The campaign will work to get as many clicks as possible for the budget allocated.
At the same time, you can provide the max CPC bid limit that you would like to spend on the campaign.
Maximize Conversion Value
The maximize conversion value is very much similar to target CPA and target ROAS, so you might get confused.
Let’s recap on these once again:
Target CPA- helps attain as many conversions as possible from your campaign.
Target ROAS is based on calculating the return that you get for every dollar that you spend in Google Ads. It may or may not help in getting the highest return possible.
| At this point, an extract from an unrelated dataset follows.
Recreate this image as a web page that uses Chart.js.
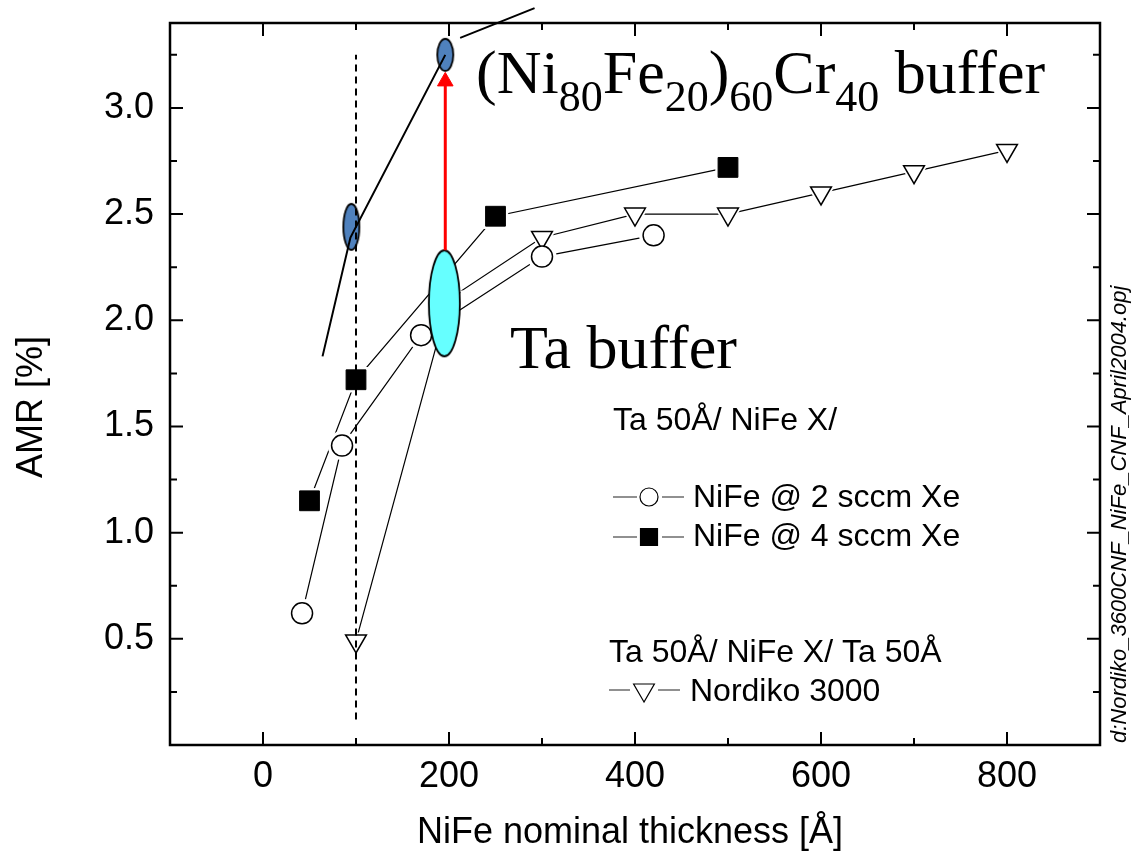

Maximize conversion value helps get the highest return possible from the budget that you have allocated to the campaign.
When to use?
- When you want better leads or conversions for the money that you spend
- When you want to increase revenue for your particular campaign
- You need transaction-specific values in place for conversions
- When you have enough historical data.
While changing the bid strategy, Google Ads needs at least two weeks to learn and optimize itself for better results. Hence, we should not jump into conclusions after testing the bidding strategy for just 1 or 2 weeks.
If you are still worried about testing a bid strategy on a campaign, you can always run an experiment and cross-check the performance of the original campaign Vs the experiment using automated bidding.